Justice Syed Pervez Ali Shah of the Anti Terrorism court had sentenced to death on Oct. 1 policeman Malik Mumtaz Hussain Qadri for shooting Taseer on Jan. 4. The governor had criticized a Pakistani blasphemy law that makes it a crime to insult Islam.

With Islamic groups continuing protests against the verdict, Shah has not been seen in his Rawalpindi office since Oct. 4, according to Malik Khalid Jawad, president of the bar association.

Michele Chaudhry, a Catholic and spokesperson of All Pakistan Minorities Alliance (APMA), also confirmed to ENInews that the judge Shah has gone “on long leave without any clue to his whereabouts,” adding “this is the danger faced by anyone who is seen as opposing the blasphemy law.”

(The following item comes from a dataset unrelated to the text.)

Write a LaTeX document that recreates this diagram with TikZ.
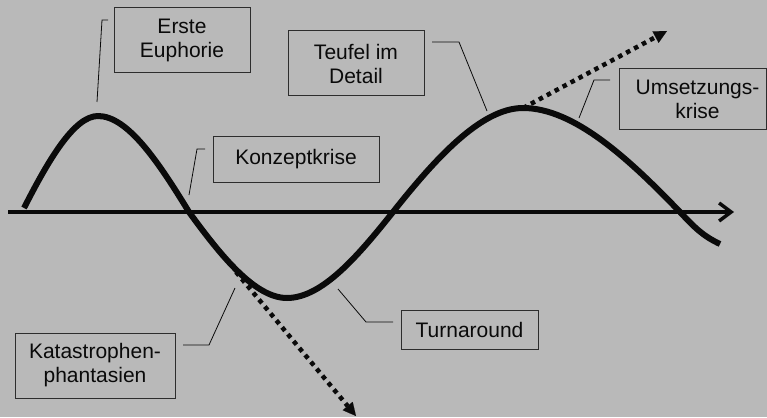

Azariah said that Islamic groups are still continuing the protests against the death sentence to Qadri with demonstrations being held across Pakistan on Oct. 14.

Meanwhile the Rev. Olav Fykse Tveit, general secretary of the World Council of Churches (WCC), visited Pakistan from Oct. 8-10 and called for protection of religious minorities and the need for measures against religious intolerance.

“The Pakistani government should not turn a blind eye to the culture of violence perpetrated through the use and abuse of the blasphemy law, which intensify communal hatred, intolerance and persecution ... particularly of religious minorities,” Tveit said.